* **DATA FOR THE TASK**
------------------------

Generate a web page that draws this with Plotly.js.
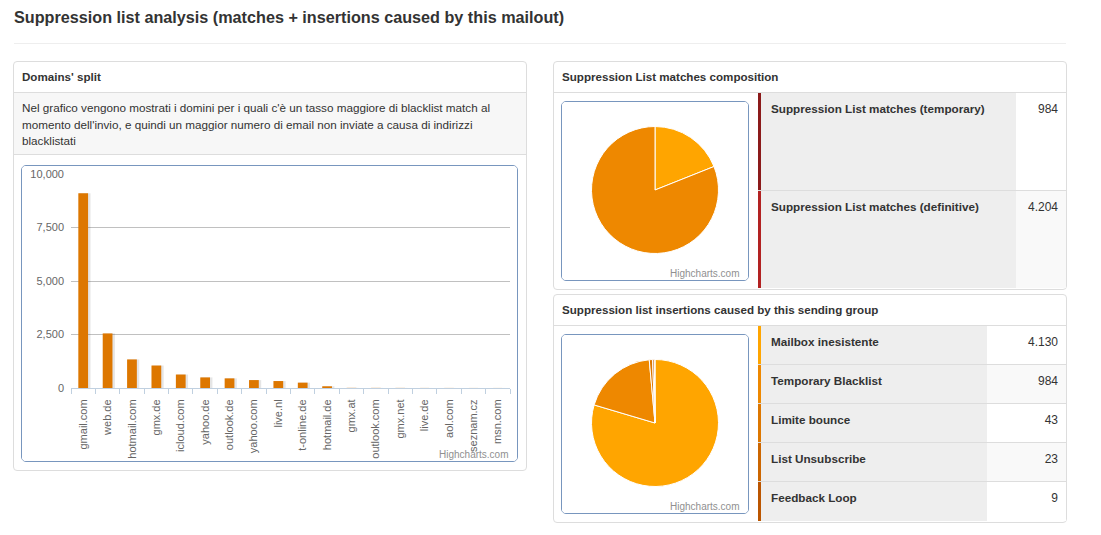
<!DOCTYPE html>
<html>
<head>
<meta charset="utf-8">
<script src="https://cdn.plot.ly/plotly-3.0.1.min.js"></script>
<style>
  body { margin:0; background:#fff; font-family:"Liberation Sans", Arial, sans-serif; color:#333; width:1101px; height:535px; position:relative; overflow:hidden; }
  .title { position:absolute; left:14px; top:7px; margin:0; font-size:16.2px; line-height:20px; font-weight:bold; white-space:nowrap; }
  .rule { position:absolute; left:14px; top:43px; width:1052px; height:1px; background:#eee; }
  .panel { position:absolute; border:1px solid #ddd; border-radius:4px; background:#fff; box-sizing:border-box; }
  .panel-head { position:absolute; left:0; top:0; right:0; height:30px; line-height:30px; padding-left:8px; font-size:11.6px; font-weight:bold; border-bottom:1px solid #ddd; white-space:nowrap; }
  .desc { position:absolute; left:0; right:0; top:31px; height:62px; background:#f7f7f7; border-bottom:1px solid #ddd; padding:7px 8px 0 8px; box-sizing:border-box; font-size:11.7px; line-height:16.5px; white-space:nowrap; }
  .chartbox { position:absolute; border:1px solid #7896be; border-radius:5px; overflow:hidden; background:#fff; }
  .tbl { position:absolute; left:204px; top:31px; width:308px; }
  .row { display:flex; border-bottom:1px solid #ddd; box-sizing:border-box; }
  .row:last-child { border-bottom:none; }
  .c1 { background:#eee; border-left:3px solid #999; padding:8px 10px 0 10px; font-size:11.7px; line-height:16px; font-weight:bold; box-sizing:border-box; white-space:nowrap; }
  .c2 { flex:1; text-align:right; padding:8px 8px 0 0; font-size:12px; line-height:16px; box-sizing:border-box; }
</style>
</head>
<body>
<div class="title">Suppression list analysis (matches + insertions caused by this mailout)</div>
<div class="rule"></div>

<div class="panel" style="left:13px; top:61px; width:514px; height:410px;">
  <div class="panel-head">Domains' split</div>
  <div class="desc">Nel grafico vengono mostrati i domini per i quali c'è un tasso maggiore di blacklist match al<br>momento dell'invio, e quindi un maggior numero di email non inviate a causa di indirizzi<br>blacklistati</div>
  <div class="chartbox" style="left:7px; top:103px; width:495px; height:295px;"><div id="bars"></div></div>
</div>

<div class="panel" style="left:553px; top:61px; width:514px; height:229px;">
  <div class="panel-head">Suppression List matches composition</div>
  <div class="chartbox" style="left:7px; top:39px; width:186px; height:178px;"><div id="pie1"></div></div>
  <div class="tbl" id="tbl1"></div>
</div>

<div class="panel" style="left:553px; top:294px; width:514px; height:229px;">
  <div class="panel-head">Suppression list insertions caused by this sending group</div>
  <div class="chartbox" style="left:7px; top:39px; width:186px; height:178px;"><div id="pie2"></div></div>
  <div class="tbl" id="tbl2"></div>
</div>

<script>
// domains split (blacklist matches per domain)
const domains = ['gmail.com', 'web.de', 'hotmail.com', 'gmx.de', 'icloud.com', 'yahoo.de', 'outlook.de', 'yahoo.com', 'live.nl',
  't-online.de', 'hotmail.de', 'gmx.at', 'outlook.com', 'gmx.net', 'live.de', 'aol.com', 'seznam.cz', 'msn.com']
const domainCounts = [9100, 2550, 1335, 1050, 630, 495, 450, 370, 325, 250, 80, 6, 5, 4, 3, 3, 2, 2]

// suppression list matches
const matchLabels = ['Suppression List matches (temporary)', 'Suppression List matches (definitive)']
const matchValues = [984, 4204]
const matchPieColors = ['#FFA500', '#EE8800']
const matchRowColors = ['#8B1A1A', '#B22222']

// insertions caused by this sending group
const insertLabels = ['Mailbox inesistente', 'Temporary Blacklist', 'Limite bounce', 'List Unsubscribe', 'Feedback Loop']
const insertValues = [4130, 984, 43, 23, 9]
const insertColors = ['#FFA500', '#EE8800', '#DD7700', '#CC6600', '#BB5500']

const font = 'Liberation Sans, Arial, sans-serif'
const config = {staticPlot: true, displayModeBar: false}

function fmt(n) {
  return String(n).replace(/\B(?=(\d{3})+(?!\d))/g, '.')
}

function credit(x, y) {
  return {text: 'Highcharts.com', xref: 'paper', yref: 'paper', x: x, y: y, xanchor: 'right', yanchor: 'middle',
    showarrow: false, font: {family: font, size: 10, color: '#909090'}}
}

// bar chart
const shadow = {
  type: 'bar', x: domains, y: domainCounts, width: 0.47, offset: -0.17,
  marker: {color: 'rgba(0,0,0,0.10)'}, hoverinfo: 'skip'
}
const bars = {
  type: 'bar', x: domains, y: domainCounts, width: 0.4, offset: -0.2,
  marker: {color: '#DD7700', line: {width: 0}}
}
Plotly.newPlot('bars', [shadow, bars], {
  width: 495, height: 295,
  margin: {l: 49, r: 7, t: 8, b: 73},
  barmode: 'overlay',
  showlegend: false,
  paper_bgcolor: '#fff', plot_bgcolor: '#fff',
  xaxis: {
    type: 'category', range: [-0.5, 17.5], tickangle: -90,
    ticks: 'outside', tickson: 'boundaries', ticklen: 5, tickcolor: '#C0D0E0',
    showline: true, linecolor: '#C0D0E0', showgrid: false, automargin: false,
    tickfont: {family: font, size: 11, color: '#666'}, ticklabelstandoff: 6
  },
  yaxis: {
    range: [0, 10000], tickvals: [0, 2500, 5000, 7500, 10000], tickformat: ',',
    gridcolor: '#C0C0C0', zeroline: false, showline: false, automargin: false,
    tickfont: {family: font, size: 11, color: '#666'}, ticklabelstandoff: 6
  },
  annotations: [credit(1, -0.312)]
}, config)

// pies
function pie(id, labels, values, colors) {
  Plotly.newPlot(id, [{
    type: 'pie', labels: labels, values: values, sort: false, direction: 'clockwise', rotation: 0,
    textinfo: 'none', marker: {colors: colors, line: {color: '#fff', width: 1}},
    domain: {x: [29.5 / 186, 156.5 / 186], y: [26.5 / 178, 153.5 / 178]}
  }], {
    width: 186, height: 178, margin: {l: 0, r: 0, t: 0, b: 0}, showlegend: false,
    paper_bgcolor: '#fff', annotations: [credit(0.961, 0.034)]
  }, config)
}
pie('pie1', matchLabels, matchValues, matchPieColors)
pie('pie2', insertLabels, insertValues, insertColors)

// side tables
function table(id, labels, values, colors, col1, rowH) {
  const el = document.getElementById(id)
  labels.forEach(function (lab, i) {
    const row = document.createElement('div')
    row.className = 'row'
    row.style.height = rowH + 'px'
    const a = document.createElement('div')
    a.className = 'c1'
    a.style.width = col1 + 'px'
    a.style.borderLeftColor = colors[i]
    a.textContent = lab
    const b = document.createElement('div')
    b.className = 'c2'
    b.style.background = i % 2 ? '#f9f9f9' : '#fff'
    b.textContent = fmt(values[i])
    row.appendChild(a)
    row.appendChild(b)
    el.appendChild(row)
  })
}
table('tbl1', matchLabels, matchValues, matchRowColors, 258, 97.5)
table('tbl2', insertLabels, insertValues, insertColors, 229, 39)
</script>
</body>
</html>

------------------------

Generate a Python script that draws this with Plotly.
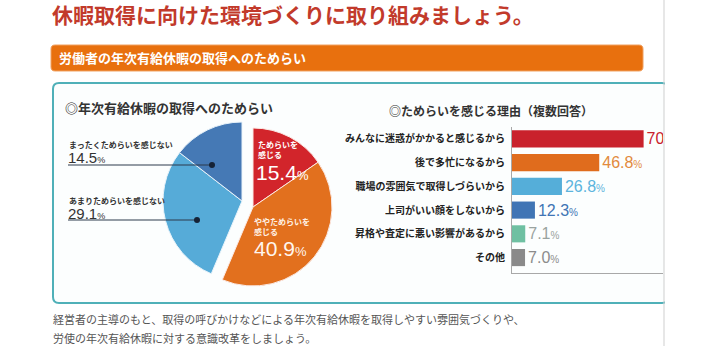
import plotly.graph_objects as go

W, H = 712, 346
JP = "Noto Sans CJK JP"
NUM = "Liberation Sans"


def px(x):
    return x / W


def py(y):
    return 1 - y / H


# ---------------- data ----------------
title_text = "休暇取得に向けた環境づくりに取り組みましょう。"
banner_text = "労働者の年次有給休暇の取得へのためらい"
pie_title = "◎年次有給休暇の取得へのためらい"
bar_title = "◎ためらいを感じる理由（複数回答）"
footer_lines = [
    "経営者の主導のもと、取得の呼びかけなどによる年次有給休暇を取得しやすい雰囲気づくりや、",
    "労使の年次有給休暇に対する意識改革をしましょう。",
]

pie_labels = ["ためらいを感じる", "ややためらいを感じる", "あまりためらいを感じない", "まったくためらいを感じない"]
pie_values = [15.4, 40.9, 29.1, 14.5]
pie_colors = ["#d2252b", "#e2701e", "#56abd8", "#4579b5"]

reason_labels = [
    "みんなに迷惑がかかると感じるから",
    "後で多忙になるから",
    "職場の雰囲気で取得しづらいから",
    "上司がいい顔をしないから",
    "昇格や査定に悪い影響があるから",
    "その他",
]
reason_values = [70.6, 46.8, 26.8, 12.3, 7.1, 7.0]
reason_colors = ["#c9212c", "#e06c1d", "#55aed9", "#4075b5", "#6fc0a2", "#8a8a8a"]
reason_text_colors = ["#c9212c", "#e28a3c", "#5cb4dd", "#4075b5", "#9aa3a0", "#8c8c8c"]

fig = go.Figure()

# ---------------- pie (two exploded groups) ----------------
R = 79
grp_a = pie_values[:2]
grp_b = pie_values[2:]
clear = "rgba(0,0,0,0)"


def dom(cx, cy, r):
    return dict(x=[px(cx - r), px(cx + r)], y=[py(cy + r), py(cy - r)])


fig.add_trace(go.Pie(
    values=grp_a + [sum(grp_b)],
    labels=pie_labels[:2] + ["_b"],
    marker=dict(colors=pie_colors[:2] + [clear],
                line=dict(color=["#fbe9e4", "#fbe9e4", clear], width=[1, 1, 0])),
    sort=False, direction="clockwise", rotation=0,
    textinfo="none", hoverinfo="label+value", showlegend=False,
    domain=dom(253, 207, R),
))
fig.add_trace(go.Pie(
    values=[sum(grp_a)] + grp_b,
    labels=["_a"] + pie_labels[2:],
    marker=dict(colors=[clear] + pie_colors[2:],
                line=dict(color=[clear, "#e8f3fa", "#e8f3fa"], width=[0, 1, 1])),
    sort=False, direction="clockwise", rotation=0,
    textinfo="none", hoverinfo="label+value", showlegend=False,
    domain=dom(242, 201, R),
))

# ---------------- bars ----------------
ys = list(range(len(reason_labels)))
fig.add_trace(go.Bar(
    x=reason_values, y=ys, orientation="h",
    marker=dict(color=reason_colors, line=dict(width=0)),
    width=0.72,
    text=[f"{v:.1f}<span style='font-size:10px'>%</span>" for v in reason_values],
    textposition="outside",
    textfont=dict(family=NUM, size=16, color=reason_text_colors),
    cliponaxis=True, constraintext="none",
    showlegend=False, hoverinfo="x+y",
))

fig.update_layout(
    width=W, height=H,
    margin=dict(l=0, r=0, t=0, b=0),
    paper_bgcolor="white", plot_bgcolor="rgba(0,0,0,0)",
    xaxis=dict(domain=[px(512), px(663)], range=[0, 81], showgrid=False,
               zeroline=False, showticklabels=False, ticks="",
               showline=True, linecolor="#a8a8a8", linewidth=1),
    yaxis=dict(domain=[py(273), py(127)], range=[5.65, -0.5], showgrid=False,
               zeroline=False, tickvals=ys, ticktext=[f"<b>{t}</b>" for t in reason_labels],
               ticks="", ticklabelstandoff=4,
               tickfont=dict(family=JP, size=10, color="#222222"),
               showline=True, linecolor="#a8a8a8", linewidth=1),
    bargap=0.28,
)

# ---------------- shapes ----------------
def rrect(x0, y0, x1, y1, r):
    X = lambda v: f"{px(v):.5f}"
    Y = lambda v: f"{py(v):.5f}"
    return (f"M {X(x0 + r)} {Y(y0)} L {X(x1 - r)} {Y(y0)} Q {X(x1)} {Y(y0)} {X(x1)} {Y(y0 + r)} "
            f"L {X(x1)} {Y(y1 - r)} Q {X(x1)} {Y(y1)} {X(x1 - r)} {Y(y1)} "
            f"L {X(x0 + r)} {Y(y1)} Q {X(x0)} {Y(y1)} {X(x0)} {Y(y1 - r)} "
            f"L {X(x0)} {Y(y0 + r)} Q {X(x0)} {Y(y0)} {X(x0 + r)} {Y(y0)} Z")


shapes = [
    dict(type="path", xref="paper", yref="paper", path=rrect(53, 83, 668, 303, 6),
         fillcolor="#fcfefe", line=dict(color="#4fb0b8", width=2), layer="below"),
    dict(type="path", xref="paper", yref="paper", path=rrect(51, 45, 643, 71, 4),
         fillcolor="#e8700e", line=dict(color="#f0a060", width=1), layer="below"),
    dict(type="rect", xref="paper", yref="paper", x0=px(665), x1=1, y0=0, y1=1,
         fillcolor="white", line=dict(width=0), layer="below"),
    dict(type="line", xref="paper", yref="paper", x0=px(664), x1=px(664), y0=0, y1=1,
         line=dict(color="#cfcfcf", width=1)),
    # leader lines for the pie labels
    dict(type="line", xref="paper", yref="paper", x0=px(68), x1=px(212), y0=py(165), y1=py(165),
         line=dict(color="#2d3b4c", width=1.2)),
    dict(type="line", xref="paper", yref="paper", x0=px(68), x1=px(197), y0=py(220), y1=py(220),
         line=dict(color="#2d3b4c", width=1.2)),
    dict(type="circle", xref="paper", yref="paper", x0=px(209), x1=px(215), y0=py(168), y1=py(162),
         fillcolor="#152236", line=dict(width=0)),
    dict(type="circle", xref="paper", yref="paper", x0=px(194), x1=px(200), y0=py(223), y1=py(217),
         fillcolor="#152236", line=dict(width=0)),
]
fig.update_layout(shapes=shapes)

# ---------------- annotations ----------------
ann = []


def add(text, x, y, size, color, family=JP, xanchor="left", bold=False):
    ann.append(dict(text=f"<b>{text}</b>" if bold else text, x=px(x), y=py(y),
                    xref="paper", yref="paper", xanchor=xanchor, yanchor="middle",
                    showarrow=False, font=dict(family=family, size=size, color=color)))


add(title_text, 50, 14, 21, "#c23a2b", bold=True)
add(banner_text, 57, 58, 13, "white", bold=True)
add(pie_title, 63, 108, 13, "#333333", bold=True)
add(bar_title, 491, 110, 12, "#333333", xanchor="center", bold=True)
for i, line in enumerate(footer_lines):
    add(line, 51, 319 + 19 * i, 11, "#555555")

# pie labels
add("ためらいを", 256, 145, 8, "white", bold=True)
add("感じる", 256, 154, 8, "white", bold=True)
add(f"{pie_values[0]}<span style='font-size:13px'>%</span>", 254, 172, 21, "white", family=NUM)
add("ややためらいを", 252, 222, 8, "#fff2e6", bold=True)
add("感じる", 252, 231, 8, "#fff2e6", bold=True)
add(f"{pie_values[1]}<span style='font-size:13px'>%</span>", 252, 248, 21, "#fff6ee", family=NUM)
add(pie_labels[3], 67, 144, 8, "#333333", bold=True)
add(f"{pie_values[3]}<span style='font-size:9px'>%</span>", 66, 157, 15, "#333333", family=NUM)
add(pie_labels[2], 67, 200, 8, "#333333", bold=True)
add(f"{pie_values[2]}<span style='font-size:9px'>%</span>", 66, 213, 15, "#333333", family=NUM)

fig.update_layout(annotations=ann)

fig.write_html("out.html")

------------------------

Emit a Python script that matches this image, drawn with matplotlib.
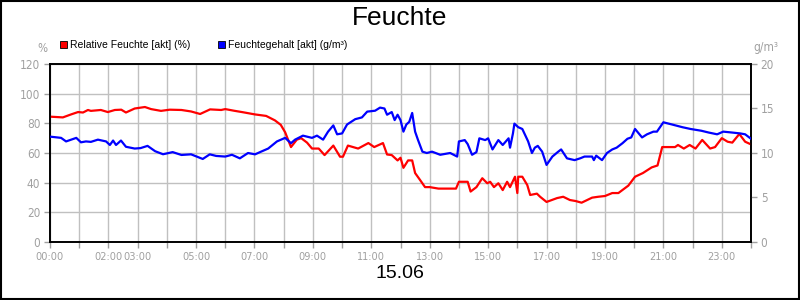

------------------------

Leave out every picture, then retype exactly the lines from the one containing "Generate a Python" through the one containing "return dict(x=[px(cx - r), px(cx".

Generate a Python script that draws this with Plotly.
import plotly.graph_objects as go

W, H = 712, 346
JP = "Noto Sans CJK JP"
NUM = "Liberation Sans"


def px(x):
    return x / W


def py(y):
    return 1 - y / H


# ---------------- data ----------------
title_text = "休暇取得に向けた環境づくりに取り組みましょう。"
banner_text = "労働者の年次有給休暇の取得へのためらい"
pie_title = "◎年次有給休暇の取得へのためらい"
bar_title = "◎ためらいを感じる理由（複数回答）"
footer_lines = [
    "経営者の主導のもと、取得の呼びかけなどによる年次有給休暇を取得しやすい雰囲気づくりや、",
    "労使の年次有給休暇に対する意識改革をしましょう。",
]

pie_labels = ["ためらいを感じる", "ややためらいを感じる", "あまりためらいを感じない", "まったくためらいを感じない"]
pie_values = [15.4, 40.9, 29.1, 14.5]
pie_colors = ["#d2252b", "#e2701e", "#56abd8", "#4579b5"]

reason_labels = [
    "みんなに迷惑がかかると感じるから",
    "後で多忙になるから",
    "職場の雰囲気で取得しづらいから",
    "上司がいい顔をしないから",
    "昇格や査定に悪い影響があるから",
    "その他",
]
reason_values = [70.6, 46.8, 26.8, 12.3, 7.1, 7.0]
reason_colors = ["#c9212c", "#e06c1d", "#55aed9", "#4075b5", "#6fc0a2", "#8a8a8a"]
reason_text_colors = ["#c9212c", "#e28a3c", "#5cb4dd", "#4075b5", "#9aa3a0", "#8c8c8c"]

fig = go.Figure()

# ---------------- pie (two exploded groups) ----------------
R = 79
grp_a = pie_values[:2]
grp_b = pie_values[2:]
clear = "rgba(0,0,0,0)"


def dom(cx, cy, r):
    return dict(x=[px(cx - r), px(cx + r)], y=[py(cy + r), py(cy - r)])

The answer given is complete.